**Exercise requirements:** Write the lines out exactly as they stand, from the one containing "Write the Plotly code for this chart." through the one containing "blcl = [280, 185, 95, 97, 75, 68, 60]", and only those. Omit pictures.

......

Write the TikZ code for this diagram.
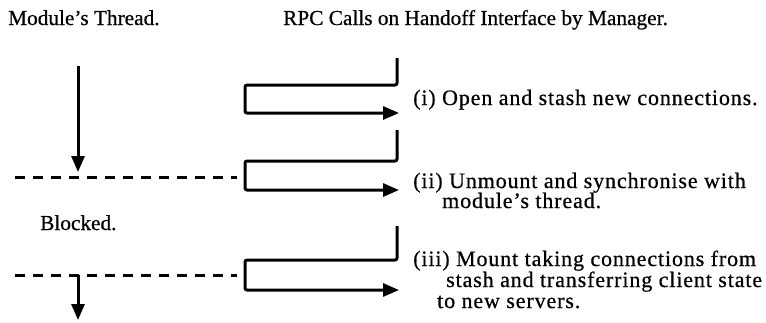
\documentclass[tikz,border=0pt]{standalone}
\usepackage{fontspec}
\setmainfont{Liberation Serif}[FakeBold=0.6]
\newfontfamily\lblfont{Liberation Serif}[FakeBold=0.6, LetterSpace=4]
\usetikzlibrary{arrows.meta}
\tikzset{
  ttl/.style={anchor=base west, inner sep=0pt, font=\fontsize{21.3}{25}\selectfont},
  lbl/.style={anchor=base west, inner sep=0pt, font=\lblfont\fontsize{22}{24}\selectfont},
  flow/.style={line width=3pt, line join=round, rounded corners=2pt, -{Triangle[length=16pt,width=13pt]}},
  sep/.style={line width=3pt, dash pattern=on 10pt off 8pt}
}
\begin{document}
\begin{tikzpicture}[x=1pt,y=-1pt]
\useasboundingbox (0,0) rectangle (766,322);
% titles
\node[ttl] (t1) at (8,25) {Module’s Thread.};
\node[ttl] (t2) at (283,25) {RPC Calls on Handoff Interface by Manager.};
% module thread
\coordinate (m0) at (78,66);
\coordinate (m1) at (78,172);
\draw[flow] (m0) -- (m1);
\coordinate (d1a) at (15,177);
\coordinate (d1b) at (237,177);
\draw[sep] (d1a) -- (d1b);
\node[ttl] (blk) at (40,230) {Blocked.};
\coordinate (d2a) at (15,275);
\coordinate (d2b) at (237,275);
\draw[sep] (d2a) -- (d2b);
\coordinate (m2) at (78,275);
\coordinate (m3) at (78,320);
\draw[flow] (m2) -- (m3);
% RPC call 1
\coordinate (a0) at (397,58);
\coordinate (a1) at (397,85);
\coordinate (a2) at (245,85);
\coordinate (a3) at (245,113);
\coordinate (a4) at (399,113);
\draw[flow] (a0) -- (a1) -- (a2) -- (a3) -- (a4);
% RPC call 2
\coordinate (b0) at (397,130);
\coordinate (b1) at (397,161);
\coordinate (b2) at (245,161);
\coordinate (b3) at (245,190);
\coordinate (b4) at (399,190);
\draw[flow] (b0) -- (b1) -- (b2) -- (b3) -- (b4);
% RPC call 3
\coordinate (c0) at (397,226);
\coordinate (c1) at (397,260);
\coordinate (c2) at (245,260);
\coordinate (c3) at (245,290);
\coordinate (c4) at (399,290);
\draw[flow] (c0) -- (c1) -- (c2) -- (c3) -- (c4);
% labels
\node[lbl] (l1) at (413,105) {(i) Open and stash new connections.};
\node[lbl] (l2a) at (413,188) {(ii) Unmount and synchronise with};
\node[lbl] (l2b) at (442,208) {module’s thread.};
\node[lbl] (l3a) at (413,266) {(iii) Mount taking connections from};
\node[lbl] (l3b) at (446,287) {stash and transferring client state};
\node[lbl] (l3c) at (437,308) {to new servers.};
\end{tikzpicture}
\end{document}
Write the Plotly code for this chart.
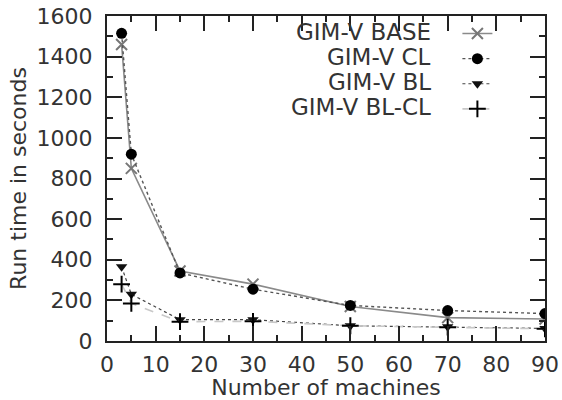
import plotly.graph_objects as go

machines = [3, 5, 15, 30, 50, 70, 90]
base = [1460, 850, 345, 280, 170, 115, 108]
cl = [1515, 920, 335, 255, 175, 150, 135]
bl = [365, 230, 105, 105, 75, 70, 62]
blcl = [280, 185, 95, 97, 75, 68, 60]

series_names = ["GIM-V BASE", "GIM-V CL", "GIM-V BL", "GIM-V BL-CL"]
series_vals = [base, cl, bl, blcl]
line_styles = [
    dict(color="#8a8a8a", width=1.6, dash="solid"),
    dict(color="#555555", width=1.4, dash="dot"),
    dict(color="#444444", width=1.2, dash="dot"),
    dict(color="#c8c8c8", width=1.6, dash="dash"),
]
marker_styles = [
    dict(symbol="x-thin", size=11, color="#777777", line=dict(color="#777777", width=2)),
    dict(symbol="circle", size=11, color="#000000"),
    dict(symbol="triangle-down", size=10, color="#111111"),
    dict(symbol="cross-thin", size=12, color="#000000", line=dict(color="#000000", width=2)),
]

FONT = "DejaVu Sans"
fig = go.Figure()
for name, vals, ls, ms in zip(series_names, series_vals, line_styles, marker_styles):
    fig.add_trace(go.Scatter(
        x=machines, y=vals, mode="lines+markers", name=" ",
        line=ls, marker=ms,
    ))

axis_common = dict(
    showgrid=False, zeroline=False, showline=True, linecolor="#222222", linewidth=2,
    mirror="ticks", ticks="inside", ticklen=15, tickwidth=2, tickcolor="#222222",
    tickfont=dict(family=FONT, size=22, color="#333333"), automargin=False,
    ticklabeloverflow="allow",
)
fig.update_xaxes(range=[0, 90], dtick=10, tick0=0, ticklabelstandoff=3,
                 minor=dict(ticks="inside", ticklen=6, tickwidth=2, dtick=5, tickcolor="#222222"),
                 title=dict(text="Number of machines", font=dict(family=FONT, size=22, color="#333333"), standoff=6),
                 **axis_common)
fig.update_yaxes(range=[0, 1600], dtick=200, tick0=0, ticklabelstandoff=8,
                 minor=dict(ticks="inside", ticklen=6, tickwidth=2, dtick=100, tickcolor="#222222"),
                 title=dict(text="Run time in seconds", font=dict(family=FONT, size=22, color="#333333"), standoff=4),
                 **axis_common)

legend_rows = [0.951, 0.874, 0.797, 0.720]
for name, yy in zip(series_names, legend_rows):
    fig.add_annotation(xref="paper", yref="paper", x=0.745, y=yy, text=name,
                       showarrow=False, xanchor="right", yanchor="middle",
                       font=dict(family=FONT, size=23, color="#333333"))

fig.update_layout(
    template="none",
    width=562, height=400,
    margin=dict(l=107, r=17, t=16, b=59),
    paper_bgcolor="white", plot_bgcolor="white",
    showlegend=True,
    legend=dict(x=0.80, y=1.0, xanchor="left", yanchor="top",
                bgcolor="rgba(0,0,0,0)", font=dict(family=FONT, size=17),
                itemwidth=30, tracegroupgap=0),
)
# remove the browser's default 8px body margin so the figure fills the window
fig.write_html("out.html", config={"displayModeBar": False},
               post_script="document.body.style.margin='0';")
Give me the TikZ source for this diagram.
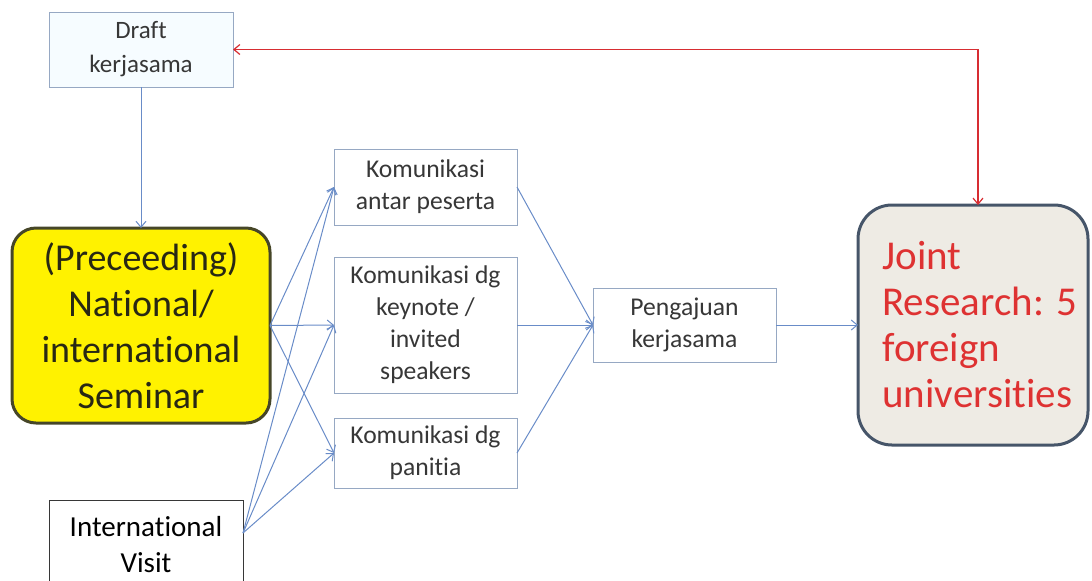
\documentclass[tikz,border=0pt]{standalone}
\usepackage{fontspec}
\setmainfont{Carlito}[Ligatures=NoCommon]
\usetikzlibrary{shapes,positioning,arrows.meta,calc}

\definecolor{boxline}{RGB}{150,168,195}
\definecolor{arrowblue}{RGB}{105,140,200}
\definecolor{textgrey}{RGB}{55,55,55}
\definecolor{semline}{RGB}{70,70,40}
\definecolor{semtext}{RGB}{40,40,20}
\definecolor{jointfill}{RGB}{238,235,228}
\definecolor{jointline}{RGB}{70,85,105}
\definecolor{jointred}{RGB}{222,50,50}
\definecolor{linkred}{RGB}{215,45,50}

\begin{document}
\begin{tikzpicture}[x=0.5pt,y=-0.5pt,
    >={Straight Barb[length=3pt,width=5pt]},
    smallbox/.style={draw=boxline, line width=0.5pt, fill=white,
        text=textgrey, align=center, inner sep=0pt, outer sep=0pt,
        minimum width=91.5pt, font=\fontsize{12.8}{16}\selectfont},
    bigbox/.style={line width=1.5pt, align=center, inner sep=0pt,
        outer sep=0pt, rounded corners=12pt},
    blueline/.style={draw=arrowblue, line width=0.5pt, ->},
    redline/.style={draw=linkred, line width=0.6pt, <->}]

        \useasboundingbox (0,0) rectangle (1092,580);
        \clip (0,0) rectangle (1092,580);

        \def\gap{16pt}

        % left column
        \node[smallbox, fill={rgb,255:red,246;green,252;blue,255},
            minimum width=92pt, minimum height=37.5pt,
            font=\fontsize{12.5}{17}\selectfont] (draft) at (141,49.5)
            {Draft\\kerjasama};
        \node[bigbox, draw=semline, fill=yellow, text=semtext,
            minimum width=129pt, minimum height=97.5pt,
            font=\fontsize{19}{23}\selectfont] (sem)
            [below=70.5pt of draft]
            {(Preceeding)\\National/\\international\\Seminar};
        \node[smallbox, draw=textgrey, text=black, minimum width=97pt,
            minimum height=45pt, font=\fontsize{14.5}{18}\selectfont] (visit)
            at (146,545) {International\\Visit};

        % middle column
        \node[smallbox, minimum height=38pt] (K1) at (425.5,187)
            {Komunikasi\\antar peserta};
        \node[smallbox, minimum height=68pt] (K2) [below=\gap of K1]
            {Komunikasi dg\\keynote /\\invited\\speakers};
        \node[smallbox, minimum height=35pt] (K3) [below=12.5pt of K2]
            {Komunikasi dg\\panitia};
        \node[smallbox, minimum height=37pt] (peng) [right=38pt of K2]
            {Pengajuan\\kerjasama};

        % right box
        \node[bigbox, draw=jointline, fill=jointfill, rounded corners=17pt,
            minimum width=115pt, minimum height=120pt] (joint)
            [right=41pt of peng] {};
        \node[anchor=west, align=left, text=jointred, inner sep=0pt,
            font=\fontsize{20.5}{23}\selectfont] (jointtxt)
            at ($(joint.west)+(24,0)$)
            {Joint\\Research: 5\\foreign\\universities};

        \begin{scope}[blueline]
            \draw (draft) -- (sem);
            \foreach \k in {K1,K2,K3}{
                \draw (sem.east) -- (\k.west);
                \draw ([yshift=6pt]visit.east) -- (\k.west);
                \draw (\k.east) -- (peng.west);
            }
            \draw (peng) -- (joint);
        \end{scope}

        \draw[redline] (draft.east) -| ([xshift=2.5pt]joint.north);

\end{tikzpicture}
\end{document}
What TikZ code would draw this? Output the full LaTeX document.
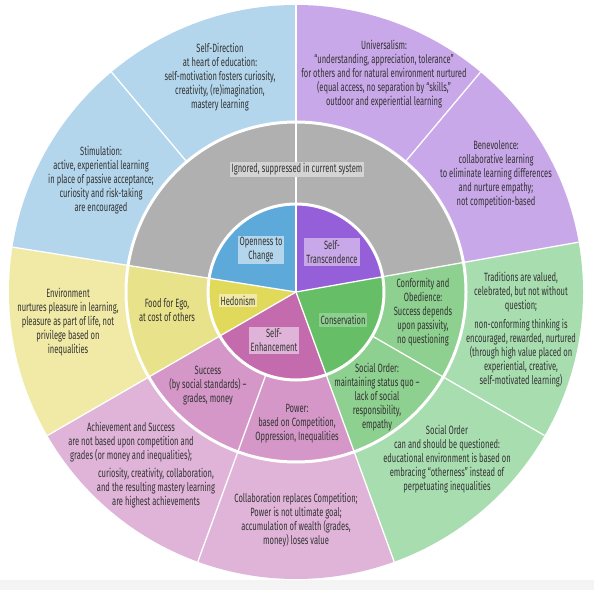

......

**Exercise output:**
Write the Plotly code for this chart.
import plotly.graph_objects as go

machines = [3, 5, 15, 30, 50, 70, 90]
base = [1460, 850, 345, 280, 170, 115, 108]
cl = [1515, 920, 335, 255, 175, 150, 135]
bl = [365, 230, 105, 105, 75, 70, 62]
blcl = [280, 185, 95, 97, 75, 68, 60]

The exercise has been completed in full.